• [The task]: Select all lines holding the word "with" from the entries that follow.

• [Data extracted from a collection]:
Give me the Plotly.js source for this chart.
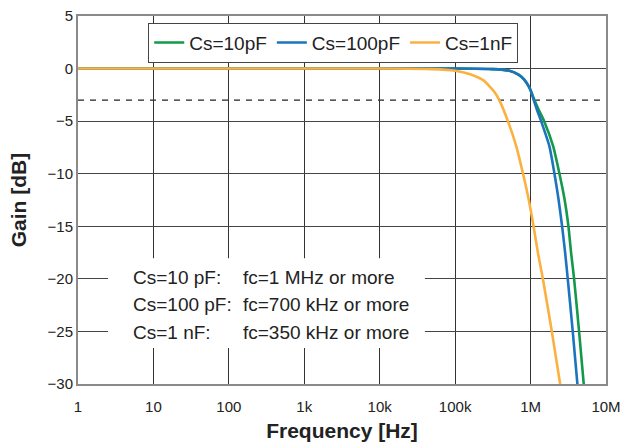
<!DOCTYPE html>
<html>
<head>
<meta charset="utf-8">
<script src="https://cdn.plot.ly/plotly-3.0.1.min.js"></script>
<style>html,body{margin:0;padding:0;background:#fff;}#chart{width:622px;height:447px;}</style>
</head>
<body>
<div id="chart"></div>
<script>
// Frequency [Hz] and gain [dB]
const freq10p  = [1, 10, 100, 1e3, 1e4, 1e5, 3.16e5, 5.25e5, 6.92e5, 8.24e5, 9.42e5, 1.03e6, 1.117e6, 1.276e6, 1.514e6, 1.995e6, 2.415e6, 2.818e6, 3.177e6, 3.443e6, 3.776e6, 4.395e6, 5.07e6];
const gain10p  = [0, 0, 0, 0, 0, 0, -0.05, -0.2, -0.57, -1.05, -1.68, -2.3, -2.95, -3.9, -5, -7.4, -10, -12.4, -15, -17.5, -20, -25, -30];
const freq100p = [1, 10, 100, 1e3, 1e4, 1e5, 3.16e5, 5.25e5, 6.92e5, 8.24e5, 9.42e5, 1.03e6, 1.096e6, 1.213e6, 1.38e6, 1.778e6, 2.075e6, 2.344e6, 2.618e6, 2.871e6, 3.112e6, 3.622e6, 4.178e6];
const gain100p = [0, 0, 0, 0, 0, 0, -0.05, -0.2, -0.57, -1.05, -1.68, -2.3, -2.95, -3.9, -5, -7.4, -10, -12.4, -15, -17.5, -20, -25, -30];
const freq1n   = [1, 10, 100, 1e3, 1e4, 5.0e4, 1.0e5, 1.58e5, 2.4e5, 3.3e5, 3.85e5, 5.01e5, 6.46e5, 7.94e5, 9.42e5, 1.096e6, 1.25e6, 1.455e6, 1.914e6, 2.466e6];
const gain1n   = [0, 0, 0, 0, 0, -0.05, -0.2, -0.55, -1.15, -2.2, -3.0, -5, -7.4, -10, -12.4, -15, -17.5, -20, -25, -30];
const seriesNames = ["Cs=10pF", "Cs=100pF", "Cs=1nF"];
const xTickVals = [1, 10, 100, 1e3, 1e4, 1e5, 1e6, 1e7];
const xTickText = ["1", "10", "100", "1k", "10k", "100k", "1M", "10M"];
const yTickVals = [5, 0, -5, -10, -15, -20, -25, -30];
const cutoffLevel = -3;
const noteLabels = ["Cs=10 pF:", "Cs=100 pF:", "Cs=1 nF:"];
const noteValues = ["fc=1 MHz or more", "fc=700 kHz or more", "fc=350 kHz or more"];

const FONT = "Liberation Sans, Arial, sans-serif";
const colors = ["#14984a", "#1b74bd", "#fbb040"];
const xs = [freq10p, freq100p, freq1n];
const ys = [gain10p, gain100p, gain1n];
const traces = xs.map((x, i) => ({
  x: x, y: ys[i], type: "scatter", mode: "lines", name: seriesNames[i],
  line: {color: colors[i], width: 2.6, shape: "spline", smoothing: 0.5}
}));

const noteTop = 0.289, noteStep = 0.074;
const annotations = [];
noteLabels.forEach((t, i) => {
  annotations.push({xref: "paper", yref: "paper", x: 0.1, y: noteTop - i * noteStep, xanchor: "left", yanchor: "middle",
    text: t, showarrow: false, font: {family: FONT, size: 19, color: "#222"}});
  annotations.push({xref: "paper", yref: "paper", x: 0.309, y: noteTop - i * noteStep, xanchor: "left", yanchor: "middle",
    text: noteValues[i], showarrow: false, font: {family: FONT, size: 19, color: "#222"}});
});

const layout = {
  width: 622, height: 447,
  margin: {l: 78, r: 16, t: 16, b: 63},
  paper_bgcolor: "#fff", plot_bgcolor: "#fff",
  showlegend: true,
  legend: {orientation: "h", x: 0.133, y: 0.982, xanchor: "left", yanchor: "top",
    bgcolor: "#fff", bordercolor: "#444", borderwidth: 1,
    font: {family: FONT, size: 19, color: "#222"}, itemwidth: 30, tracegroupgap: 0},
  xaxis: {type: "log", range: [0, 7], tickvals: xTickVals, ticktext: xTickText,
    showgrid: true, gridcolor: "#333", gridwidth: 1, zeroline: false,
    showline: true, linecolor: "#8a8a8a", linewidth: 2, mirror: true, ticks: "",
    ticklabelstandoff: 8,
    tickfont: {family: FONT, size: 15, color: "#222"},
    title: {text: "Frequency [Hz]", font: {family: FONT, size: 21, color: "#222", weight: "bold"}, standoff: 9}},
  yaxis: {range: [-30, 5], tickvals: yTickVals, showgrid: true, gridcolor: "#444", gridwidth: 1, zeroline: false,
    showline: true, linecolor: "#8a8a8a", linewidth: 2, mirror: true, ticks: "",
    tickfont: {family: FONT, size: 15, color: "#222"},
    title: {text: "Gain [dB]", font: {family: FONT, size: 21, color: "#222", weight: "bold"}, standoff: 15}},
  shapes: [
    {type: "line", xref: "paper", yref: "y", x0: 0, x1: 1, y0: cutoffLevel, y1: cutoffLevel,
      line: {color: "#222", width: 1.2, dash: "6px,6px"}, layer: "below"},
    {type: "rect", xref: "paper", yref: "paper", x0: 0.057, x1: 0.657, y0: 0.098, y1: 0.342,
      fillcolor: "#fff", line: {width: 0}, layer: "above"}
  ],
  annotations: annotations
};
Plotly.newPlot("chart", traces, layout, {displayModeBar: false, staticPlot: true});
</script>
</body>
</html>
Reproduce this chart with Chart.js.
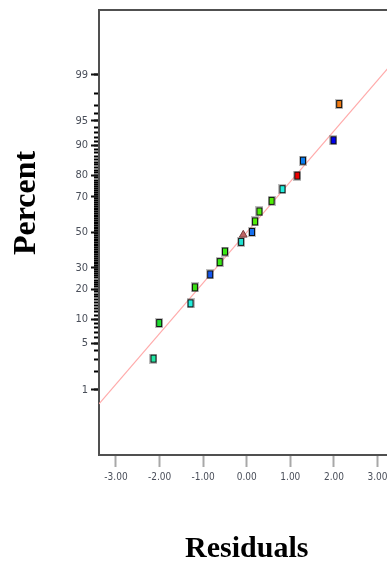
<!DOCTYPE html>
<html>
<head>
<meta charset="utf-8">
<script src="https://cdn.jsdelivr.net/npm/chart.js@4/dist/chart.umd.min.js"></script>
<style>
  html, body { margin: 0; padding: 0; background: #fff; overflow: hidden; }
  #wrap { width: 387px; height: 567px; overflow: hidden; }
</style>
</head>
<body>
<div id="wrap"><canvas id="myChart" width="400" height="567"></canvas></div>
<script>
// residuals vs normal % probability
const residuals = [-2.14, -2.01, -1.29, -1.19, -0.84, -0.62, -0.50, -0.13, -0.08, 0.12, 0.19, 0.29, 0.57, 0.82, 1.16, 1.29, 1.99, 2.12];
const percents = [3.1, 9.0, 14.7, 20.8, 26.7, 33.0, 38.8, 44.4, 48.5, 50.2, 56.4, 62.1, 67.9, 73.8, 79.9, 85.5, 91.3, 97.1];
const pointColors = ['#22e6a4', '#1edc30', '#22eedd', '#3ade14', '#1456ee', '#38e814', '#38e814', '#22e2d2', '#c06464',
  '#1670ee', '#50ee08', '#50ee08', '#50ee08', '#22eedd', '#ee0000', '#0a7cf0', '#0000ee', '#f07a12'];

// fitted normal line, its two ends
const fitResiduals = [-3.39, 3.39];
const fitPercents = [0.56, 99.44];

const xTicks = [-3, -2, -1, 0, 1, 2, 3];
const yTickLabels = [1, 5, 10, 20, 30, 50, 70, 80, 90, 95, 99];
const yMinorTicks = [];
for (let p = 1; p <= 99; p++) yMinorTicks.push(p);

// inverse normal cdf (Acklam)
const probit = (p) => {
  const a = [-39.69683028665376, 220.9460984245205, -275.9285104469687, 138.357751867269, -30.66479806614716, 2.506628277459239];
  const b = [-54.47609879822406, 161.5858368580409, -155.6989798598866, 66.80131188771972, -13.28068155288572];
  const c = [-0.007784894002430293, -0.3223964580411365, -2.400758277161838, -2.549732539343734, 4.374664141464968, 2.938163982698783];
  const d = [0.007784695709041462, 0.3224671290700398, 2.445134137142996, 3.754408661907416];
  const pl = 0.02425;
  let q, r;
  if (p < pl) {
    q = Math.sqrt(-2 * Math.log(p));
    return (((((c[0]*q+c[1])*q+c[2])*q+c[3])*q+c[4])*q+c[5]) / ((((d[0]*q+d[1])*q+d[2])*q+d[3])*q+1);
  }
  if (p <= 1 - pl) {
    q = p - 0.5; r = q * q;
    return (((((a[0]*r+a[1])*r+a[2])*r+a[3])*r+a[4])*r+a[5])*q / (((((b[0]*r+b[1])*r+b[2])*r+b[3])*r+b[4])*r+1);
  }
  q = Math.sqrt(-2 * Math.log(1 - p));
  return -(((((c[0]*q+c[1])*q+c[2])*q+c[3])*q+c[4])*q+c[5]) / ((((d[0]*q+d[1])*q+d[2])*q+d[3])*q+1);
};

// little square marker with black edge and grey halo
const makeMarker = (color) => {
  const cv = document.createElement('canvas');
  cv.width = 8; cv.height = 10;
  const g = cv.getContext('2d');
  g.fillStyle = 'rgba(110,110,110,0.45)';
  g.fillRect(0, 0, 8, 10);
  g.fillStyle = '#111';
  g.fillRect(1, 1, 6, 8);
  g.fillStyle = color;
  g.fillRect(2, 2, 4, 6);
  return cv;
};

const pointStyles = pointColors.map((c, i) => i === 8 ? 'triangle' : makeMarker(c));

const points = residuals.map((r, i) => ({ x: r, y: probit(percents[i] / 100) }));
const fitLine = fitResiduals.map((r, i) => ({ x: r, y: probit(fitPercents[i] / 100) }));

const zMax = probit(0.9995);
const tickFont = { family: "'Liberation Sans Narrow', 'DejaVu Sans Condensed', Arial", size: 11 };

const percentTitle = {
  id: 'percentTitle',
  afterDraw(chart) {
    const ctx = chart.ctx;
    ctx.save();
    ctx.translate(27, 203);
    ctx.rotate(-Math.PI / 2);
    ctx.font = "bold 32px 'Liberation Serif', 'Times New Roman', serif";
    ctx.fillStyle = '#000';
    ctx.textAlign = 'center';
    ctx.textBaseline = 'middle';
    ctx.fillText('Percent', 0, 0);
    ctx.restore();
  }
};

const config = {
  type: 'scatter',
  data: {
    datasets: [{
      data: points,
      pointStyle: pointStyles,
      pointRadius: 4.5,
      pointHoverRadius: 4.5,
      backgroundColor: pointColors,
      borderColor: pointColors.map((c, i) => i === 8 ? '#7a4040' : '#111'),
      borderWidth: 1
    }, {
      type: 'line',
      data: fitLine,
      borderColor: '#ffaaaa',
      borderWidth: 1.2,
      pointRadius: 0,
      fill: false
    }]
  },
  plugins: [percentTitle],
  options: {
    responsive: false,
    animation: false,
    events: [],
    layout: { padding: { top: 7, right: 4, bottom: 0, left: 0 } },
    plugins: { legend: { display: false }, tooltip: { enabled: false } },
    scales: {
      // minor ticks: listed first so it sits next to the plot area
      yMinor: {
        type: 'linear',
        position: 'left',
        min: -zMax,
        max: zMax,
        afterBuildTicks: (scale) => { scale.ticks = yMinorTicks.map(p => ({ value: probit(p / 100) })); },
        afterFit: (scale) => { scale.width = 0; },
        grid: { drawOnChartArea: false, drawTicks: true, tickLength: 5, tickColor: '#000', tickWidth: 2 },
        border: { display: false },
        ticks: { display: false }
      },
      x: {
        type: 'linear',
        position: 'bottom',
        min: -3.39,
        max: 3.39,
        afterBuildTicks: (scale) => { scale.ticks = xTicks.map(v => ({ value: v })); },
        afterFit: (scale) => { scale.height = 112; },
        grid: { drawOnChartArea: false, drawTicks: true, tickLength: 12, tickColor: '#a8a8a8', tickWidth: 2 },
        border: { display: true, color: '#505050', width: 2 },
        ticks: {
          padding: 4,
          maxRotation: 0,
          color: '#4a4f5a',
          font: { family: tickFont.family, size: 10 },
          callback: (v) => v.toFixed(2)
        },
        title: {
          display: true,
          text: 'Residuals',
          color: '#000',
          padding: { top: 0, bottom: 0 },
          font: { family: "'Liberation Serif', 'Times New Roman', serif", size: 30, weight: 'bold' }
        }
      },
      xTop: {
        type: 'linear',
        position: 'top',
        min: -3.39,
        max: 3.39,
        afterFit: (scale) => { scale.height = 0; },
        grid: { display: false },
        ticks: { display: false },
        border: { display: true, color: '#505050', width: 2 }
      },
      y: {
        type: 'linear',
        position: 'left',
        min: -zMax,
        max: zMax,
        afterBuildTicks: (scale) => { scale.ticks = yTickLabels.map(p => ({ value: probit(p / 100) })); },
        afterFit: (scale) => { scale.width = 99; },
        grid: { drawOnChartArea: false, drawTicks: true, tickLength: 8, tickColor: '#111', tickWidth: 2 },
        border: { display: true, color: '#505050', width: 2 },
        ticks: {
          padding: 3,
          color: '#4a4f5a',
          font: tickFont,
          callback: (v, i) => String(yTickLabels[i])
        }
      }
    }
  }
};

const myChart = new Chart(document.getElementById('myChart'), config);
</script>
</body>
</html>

• [Right answer]:
Reproduce this chart with Chart.js.
// little square marker with black edge and grey halo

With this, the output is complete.